[Entries from a dataset]
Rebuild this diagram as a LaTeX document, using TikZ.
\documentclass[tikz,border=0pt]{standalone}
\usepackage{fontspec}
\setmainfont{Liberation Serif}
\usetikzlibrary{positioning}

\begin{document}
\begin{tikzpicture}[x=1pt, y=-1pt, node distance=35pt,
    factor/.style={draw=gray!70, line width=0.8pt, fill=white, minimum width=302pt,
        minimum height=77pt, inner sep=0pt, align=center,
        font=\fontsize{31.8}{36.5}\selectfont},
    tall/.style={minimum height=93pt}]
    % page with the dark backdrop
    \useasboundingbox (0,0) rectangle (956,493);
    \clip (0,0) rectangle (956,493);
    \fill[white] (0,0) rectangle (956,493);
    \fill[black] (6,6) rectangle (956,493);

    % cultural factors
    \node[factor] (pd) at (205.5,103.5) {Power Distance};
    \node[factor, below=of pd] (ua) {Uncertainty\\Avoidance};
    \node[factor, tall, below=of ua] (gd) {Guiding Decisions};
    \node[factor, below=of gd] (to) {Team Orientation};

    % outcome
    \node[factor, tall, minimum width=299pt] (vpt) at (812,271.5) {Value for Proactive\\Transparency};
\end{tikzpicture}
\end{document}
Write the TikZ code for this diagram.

* **To do**: Please repeat the listing above in full and exactly.

* **Result**:
Rebuild this diagram as a LaTeX document, using TikZ.
\documentclass[tikz,border=0pt]{standalone}
\usepackage{fontspec}
\setmainfont{Liberation Serif}
\usetikzlibrary{positioning}

\begin{document}
\begin{tikzpicture}[x=1pt, y=-1pt, node distance=35pt,
    factor/.style={draw=gray!70, line width=0.8pt, fill=white, minimum width=302pt,
        minimum height=77pt, inner sep=0pt, align=center,
        font=\fontsize{31.8}{36.5}\selectfont},
    tall/.style={minimum height=93pt}]
    % page with the dark backdrop
    \useasboundingbox (0,0) rectangle (956,493);
    \clip (0,0) rectangle (956,493);
    \fill[white] (0,0) rectangle (956,493);
    \fill[black] (6,6) rectangle (956,493);

    % cultural factors
    \node[factor] (pd) at (205.5,103.5) {Power Distance};
    \node[factor, below=of pd] (ua) {Uncertainty\\Avoidance};
    \node[factor, tall, below=of ua] (gd) {Guiding Decisions};
    \node[factor, below=of gd] (to) {Team Orientation};

    % outcome
    \node[factor, tall, minimum width=299pt] (vpt) at (812,271.5) {Value for Proactive\\Transparency};
\end{tikzpicture}
\end{document}
Write the TikZ code for this diagram.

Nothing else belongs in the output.